Task objective: Only the lines from the one with "Recreate this image" to the one with "from matplotlib.patches import Rectangle", both included, should be output, without any images.

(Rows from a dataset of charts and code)
..........

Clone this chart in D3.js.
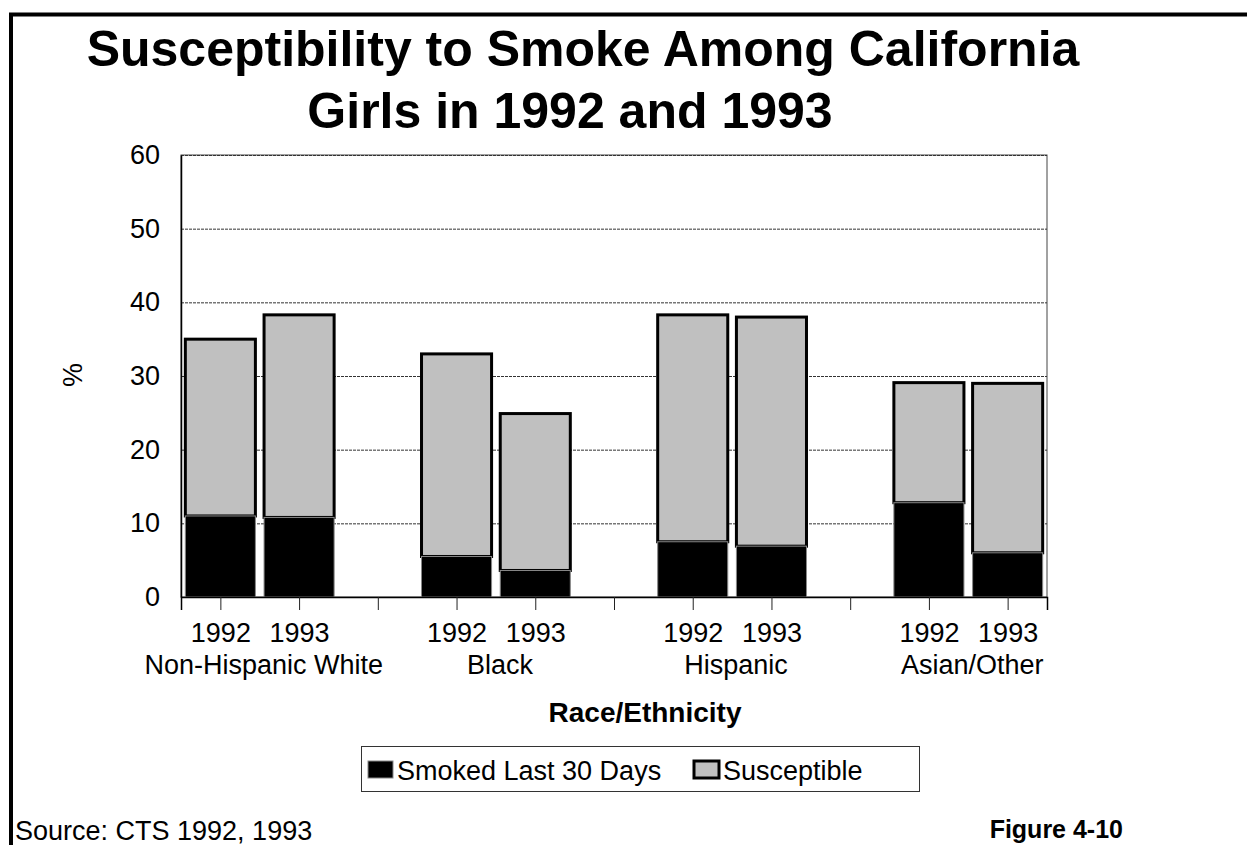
<!DOCTYPE html>
<html>
<head>
<meta charset="utf-8">
<script src="https://cdn.jsdelivr.net/npm/d3@7"></script>
<style>
  html, body { margin: 0; padding: 0; background: #fff; }
  svg { display: block; font-family: Arial, "Liberation Sans", sans-serif; }
</style>
</head>
<body>
<svg id="chart" width="1247" height="845"></svg>
<script>
// Slots along the x axis: two years per group, with an empty slot between groups
const slots = ["NHW-1992", "NHW-1993", "gap1", "B-1992", "B-1993", "gap2",
               "H-1992", "H-1993", "gap3", "A-1992", "A-1993"];
const yearLabels = ["1992", "1993", "", "1992", "1993", "", "1992", "1993", "", "1992", "1993"];
const groups = ["Non-Hispanic White", "Black", "Hispanic", "Asian/Other"];
const groupSlots = [["NHW-1992", "NHW-1993"], ["B-1992", "B-1993"], ["H-1992", "H-1993"], ["A-1992", "A-1993"]];

// Percent of girls who smoked in the last 30 days, and total susceptible + smoked (bar top)
const barSlots   = ["NHW-1992", "NHW-1993", "B-1992", "B-1993", "H-1992", "H-1993", "A-1992", "A-1993"];
const smoked     = [11.0, 10.8, 5.5, 3.6, 7.5, 6.9, 12.8, 6.0];
const totalLevel = [35.0, 38.3, 33.0, 24.9, 38.3, 38.0, 29.1, 29.0];

const yTicks = [0, 10, 20, 30, 40, 50, 60];
const seriesNames = ["Smoked Last 30 Days", "Susceptible"];

const FONT = 27;
const svg = d3.select("#chart");
const margin = { left: 181, right: 1047, top: 155, bottom: 597 };

const x = d3.scaleBand().domain(slots).range([margin.left, margin.right]).paddingInner(0.11).paddingOuter(0.055);
const xc = d3.scalePoint().domain(slots).range([margin.left, margin.right]).padding(0.5);
const y = d3.scaleLinear().domain([0, 60]).range([margin.bottom, margin.top]);

// Outer frame (top and left edges)
svg.append("path")
  .attr("d", "M11,845 L11,14.5 L1247,14.5")
  .attr("fill", "none").attr("stroke", "#000").attr("stroke-width", 4);

// Title
const title = svg.append("text").attr("font-weight", "bold").attr("font-size", 50).attr("fill", "#000");
title.append("tspan").attr("x", 583).attr("y", 66).attr("text-anchor", "middle").text("Susceptibility to Smoke Among California");
title.append("tspan").attr("x", 570).attr("y", 128).attr("text-anchor", "middle").text("Girls in 1992 and 1993");

// Plot frame
svg.append("rect")
  .attr("x", margin.left).attr("y", margin.top)
  .attr("width", margin.right - margin.left).attr("height", margin.bottom - margin.top)
  .attr("fill", "none").attr("stroke", "#444").attr("stroke-width", 1);

// Horizontal gridlines
svg.append("g").selectAll("line").data(yTicks.filter(d => d > 0)).join("line")
  .attr("x1", margin.left).attr("x2", margin.right)
  .attr("y1", d => y(d) + 0.5).attr("y2", d => y(d) + 0.5)
  .attr("stroke", "#333").attr("stroke-width", 1).attr("stroke-dasharray", "3,1");

// Stacked bars: susceptible on top of smoked
const bars = svg.append("g");
barSlots.forEach((s, i) => {
  bars.append("rect")
    .attr("x", x(s)).attr("width", x.bandwidth())
    .attr("y", y(totalLevel[i])).attr("height", y(smoked[i]) - y(totalLevel[i]))
    .attr("fill", "#c0c0c0").attr("stroke", "#000").attr("stroke-width", 3);
  bars.append("rect")
    .attr("x", x(s)).attr("width", x.bandwidth())
    .attr("y", y(smoked[i])).attr("height", y(0) - y(smoked[i]))
    .attr("fill", "#000").attr("stroke", "#888").attr("stroke-width", 1);
});

// Y axis
const yAxis = svg.append("g").attr("transform", `translate(${margin.left},0)`)
  .call(d3.axisLeft(y).tickValues(yTicks).tickSize(0).tickPadding(21));
yAxis.select(".domain").attr("stroke", "#000").attr("stroke-width", 1.5);
yAxis.selectAll("text").attr("font-size", FONT).attr("fill", "#000").attr("font-family", "Arial, 'Liberation Sans', sans-serif");

// X axis with a tick at the centre of every slot
const xAxis = svg.append("g").attr("transform", `translate(0,${margin.bottom})`)
  .call(d3.axisBottom(xc).tickSize(13).tickFormat((d, i) => yearLabels[i]).tickPadding(13));
xAxis.select(".domain").attr("stroke", "#000").attr("stroke-width", 1.5);
xAxis.selectAll(".tick line").attr("stroke", "#222").attr("stroke-width", 1);
xAxis.selectAll("text").attr("font-size", FONT).attr("fill", "#000").attr("font-family", "Arial, 'Liberation Sans', sans-serif");

// Group names under each year pair
svg.append("g").selectAll("text").data(groups).join("text")
  .attr("x", (d, i) => (xc(groupSlots[i][0]) + xc(groupSlots[i][1])) / 2 + 4)
  .attr("y", 674)
  .attr("text-anchor", "middle").attr("font-size", FONT).attr("fill", "#000")
  .text(d => d);

// Axis titles
svg.append("text").attr("x", 645).attr("y", 722).attr("text-anchor", "middle")
  .attr("font-size", 28).attr("font-weight", "bold").text("Race/Ethnicity");
svg.append("text").attr("transform", "translate(82,375) rotate(-90)").attr("text-anchor", "middle")
  .attr("font-size", FONT).text("%");

// Legend
const legend = svg.append("g");
legend.append("rect").attr("x", 361.5).attr("y", 746.5).attr("width", 558).attr("height", 45)
  .attr("fill", "#fff").attr("stroke", "#333").attr("stroke-width", 1);
const legendItems = [
  { name: seriesNames[0], fill: "#000", stroke: "#888", sw: 1, x: 368, tx: 397 },
  { name: seriesNames[1], fill: "#c0c0c0", stroke: "#000", sw: 3, x: 694, tx: 723 }
];
legendItems.forEach(it => {
  legend.append("rect").attr("x", it.x).attr("y", 761).attr("width", 25).attr("height", 17)
    .attr("fill", it.fill).attr("stroke", it.stroke).attr("stroke-width", it.sw);
  legend.append("text").attr("x", it.tx).attr("y", 780).attr("font-size", FONT).attr("fill", "#000").text(it.name);
});

// Footer
svg.append("text").attr("x", 15).attr("y", 840).attr("font-size", FONT).text("Source: CTS 1992, 1993");
svg.append("text").attr("x", 1123).attr("y", 838).attr("text-anchor", "end")
  .attr("font-size", 25).attr("font-weight", "bold").text("Figure 4-10");
</script>
</body>
</html>
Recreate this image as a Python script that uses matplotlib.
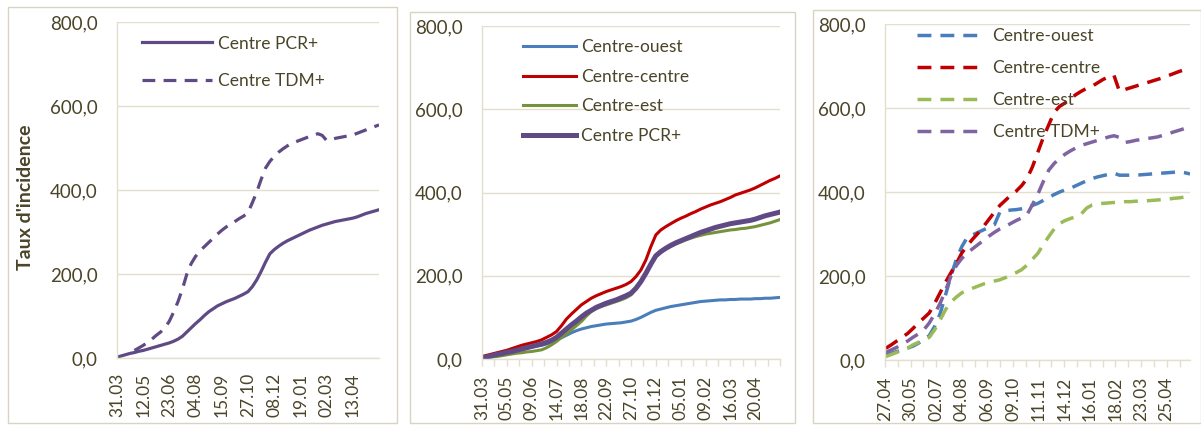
import numpy as np
import pandas as pd
import matplotlib
matplotlib.use('Agg')
import matplotlib.pyplot as plt
import matplotlib.dates as mdates
from matplotlib.patches import Rectangle

'''data: weekly rates (per 100 000), from 31.03.2020'''
weeks = pd.date_range('2020-03-31', periods=61, freq='7D')
weeks_tdm = weeks[4:]  # TDM+ series start 28.04

centre_pcr = [2, 5, 8, 11, 13, 16, 18, 21, 24, 27, 30, 33, 36, 40, 45, 52, 62, 72, 82, 91,
              101, 110, 117, 124, 129, 134, 138, 142, 147, 152, 158, 170, 186, 206, 228, 248, 258, 266, 273, 279,
              284, 289, 294, 299, 304, 308, 312, 316, 319, 322, 325, 327, 329, 331, 333, 336, 340, 344, 347, 350, 353]
centre_tdm = [18, 24, 30, 37, 45, 54, 62, 72, 88, 110, 135, 165, 200, 225, 242, 255, 265, 275, 285, 295,
              304, 312, 318, 325, 332, 338, 346, 370, 395, 425, 452, 468, 480, 490, 498, 505, 511, 515, 519, 523,
              527, 531, 534, 530, 518, 520, 523, 525, 527, 529, 531, 535, 539, 543, 547, 551, 555]

ouest_pcr = [2, 5, 8, 11, 14, 17, 19, 22, 24, 27, 29, 31, 33, 36, 40, 45, 51, 57, 63, 68,
             72, 75, 78, 80, 82, 84, 85, 86, 87, 89, 91, 95, 100, 106, 112, 117, 120, 123, 126, 128,
             130, 132, 134, 136, 138, 139, 140, 141, 142, 142, 143, 143, 144, 144, 144, 145, 145, 146, 146, 147, 148]
centre_centre_pcr = [6, 9, 12, 15, 18, 21, 25, 29, 33, 36, 39, 42, 46, 52, 58, 66, 80, 96, 108, 119,
                     130, 138, 146, 152, 157, 162, 166, 170, 174, 179, 186, 198, 214, 238, 270, 298, 310, 318, 325, 332,
                     338, 343, 349, 354, 360, 365, 370, 374, 378, 383, 388, 394, 398, 402, 406, 411, 417, 423, 429, 434, 440]
est_pcr = [2, 3, 5, 6, 8, 10, 12, 14, 15, 17, 18, 20, 22, 27, 34, 42, 52, 61, 70, 80,
           90, 103, 114, 121, 126, 130, 134, 138, 142, 147, 154, 168, 186, 206, 228, 246, 256, 264, 270, 276,
           281, 286, 290, 294, 297, 300, 302, 304, 306, 308, 310, 311, 313, 314, 316, 318, 321, 324, 327, 331, 335]

ouest_tdm = [12, 16, 20, 24, 28, 33, 40, 48, 58, 80, 110, 155, 200, 240, 270, 292, 298, 304, 310, 316,
             322, 352, 355, 357, 358, 360, 363, 368, 373, 380, 387, 394, 400, 405, 409, 415, 421, 427, 432, 436,
             439, 442, 445, 440, 440, 440, 440, 441, 442, 443, 444, 445, 446, 447, 448, 446, 443]
centre_centre_tdm = [28, 36, 45, 54, 63, 75, 88, 100, 112, 135, 160, 185, 208, 230, 255, 272, 288, 302, 318, 335,
                     352, 368, 380, 392, 402, 415, 432, 460, 495, 530, 560, 590, 604, 612, 622, 632, 640, 647, 652, 660,
                     668, 674, 678, 640, 644, 648, 652, 656, 660, 664, 668, 672, 677, 682, 687, 691, 694]
est_tdm = [8, 13, 18, 23, 28, 36, 42, 48, 54, 72, 95, 120, 138, 150, 160, 166, 171, 176, 181, 184,
           188, 191, 196, 202, 208, 215, 226, 240, 254, 275, 294, 312, 325, 332, 337, 341, 348, 362, 369, 371,
           373, 374, 375, 376, 377, 377, 378, 378, 379, 380, 381, 382, 383, 385, 386, 388, 389]

ticks1 = pd.date_range('2020-03-31', periods=10, freq='42D')
ticks2 = pd.date_range('2020-03-31', periods=12, freq='35D')
ticks3 = pd.date_range('2020-04-27', periods=12, freq='33D')
yticks = [0, 200, 400, 600, 800]

'''colors'''
TXT = '#4A4528'
GRID = '#E3DFCF'
FRAME = '#D8D4C4'
PURPLE = '#5F4A85'
BLUE = '#4A7EBB'
RED = '#C00000'
GREEN = '#76923C'
LGREEN = '#9BBB59'
LPURPLE = '#8064A2'

plt.rcParams['font.family'] = ['Lato', 'DejaVu Sans']
plt.rcParams['text.color'] = TXT

fig = plt.figure(figsize=(12.01, 4.25), dpi=100)

# outer frames of the 3 charts
for (x0, y0, x1, y1) in [(8, 7, 397, 423), (410, 12, 795, 423), (813, 10, 1201, 423)]:
    fig.patches.append(Rectangle((x0/1201, 1-y1/425), (x1-x0)/1201, (y1-y0)/425,
                                 transform=fig.transFigure, fill=False, ec=FRAME, lw=1))

ax1 = fig.add_axes([117/1201, 1-358/425, 262/1201, 336/425])
ax2 = fig.add_axes([482/1201, 1-359/425, 298/1201, 333/425])
ax3 = fig.add_axes([885/1201, 1-360/425, 305/1201, 336/425])

def setup(ax, ticks, start, minor):
    ax.set_ylim(0, 800)
    ax.set_xlim(mdates.date2num(pd.Timestamp(start)), mdates.date2num(pd.Timestamp('2021-05-25')))
    ax.set_yticks(yticks)
    ax.set_yticklabels(['%d,0' % v for v in yticks])
    ax.yaxis.grid(True, color=GRID, lw=1)
    ax.set_axisbelow(True)
    ax.set_xticks(mdates.date2num(ticks))
    ax.set_xticklabels([t.strftime('%d.%m') for t in ticks], rotation=90)
    if minor:
        t = mdates.date2num(ticks)
        step = (t[1]-t[0])/2.0
        mt = np.arange(t[0], ax.get_xlim()[1]+0.1, step)
        ax.set_xticks(mt, minor=True)
        ax.tick_params(axis='x', which='both', length=5, color=GRID, width=1, pad=7)
    else:
        ax.tick_params(axis='x', which='both', length=0, pad=10.5)
    ax.tick_params(axis='y', length=0, pad=14, labelsize=13.5)
    ax.tick_params(axis='x', labelsize=12.5)
    ax.tick_params(axis='both', labelcolor=TXT)
    for s in ['top', 'right']:
        ax.spines[s].set_visible(False)
    for s in ['left', 'bottom']:
        ax.spines[s].set_color(GRID)
        ax.spines[s].set_linewidth(1)

setup(ax1, ticks1, '2020-03-31', False)
setup(ax2, ticks2, '2020-03-31', True)
setup(ax3, ticks3, '2020-04-27', True)

x = mdates.date2num(weeks)
xt = mdates.date2num(weeks_tdm)
DASH = (4, 2.6)

# chart 1
ax1.plot(x, centre_pcr, color=PURPLE, lw=2.3, label='Centre PCR+')
ax1.plot(xt, centre_tdm, color=PURPLE, lw=2.3, dashes=DASH, label='Centre TDM+')
ax1.set_ylabel("Taux d'incidence", fontsize=14, fontweight='bold', color=TXT)
ax1.yaxis.set_label_coords(-0.318, 0.479)
ax1.legend(loc='upper left', bbox_to_anchor=(0.043, 1.001), frameon=False, fontsize=12.5,
           handlelength=4.0, handletextpad=0.35, labelspacing=1.22, borderpad=0.3)

# chart 2
ax2.plot(x, ouest_pcr, color=BLUE, lw=2.2, label='Centre-ouest')
ax2.plot(x, centre_centre_pcr, color=RED, lw=2.2, label='Centre-centre')
ax2.plot(x, est_pcr, color=GREEN, lw=2.2, label='Centre-est')
ax2.plot(x, centre_pcr, color=PURPLE, lw=3.6, label='Centre PCR+')
ax2.legend(loc='upper left', bbox_to_anchor=(0.0915, 1.002), frameon=False, fontsize=12.5,
           handlelength=3.05, handletextpad=0.29, labelspacing=0.78, borderpad=0.3)

# chart 3
ax3.plot(xt, ouest_tdm, color=BLUE, lw=2.5, dashes=DASH, label='Centre-ouest')
ax3.plot(xt, centre_centre_tdm, color=RED, lw=2.5, dashes=DASH, label='Centre-centre')
ax3.plot(xt, est_tdm, color=LGREEN, lw=2.5, dashes=DASH, label='Centre-est')
ax3.plot(xt, centre_tdm, color=LPURPLE, lw=2.5, dashes=DASH, label='Centre TDM+')
ax3.legend(loc='upper left', bbox_to_anchor=(0.059, 1.03), frameon=False, fontsize=12.5,
           handlelength=3.9, handletextpad=0.46, labelspacing=0.92, borderpad=0.3)

fig.savefig('out.png', dpi=100)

..........

Finished answer:
Recreate this image as a Python script that uses matplotlib.
import numpy as np
import pandas as pd
import matplotlib
matplotlib.use('Agg')
import matplotlib.pyplot as plt
import matplotlib.dates as mdates
from matplotlib.patches import Rectangle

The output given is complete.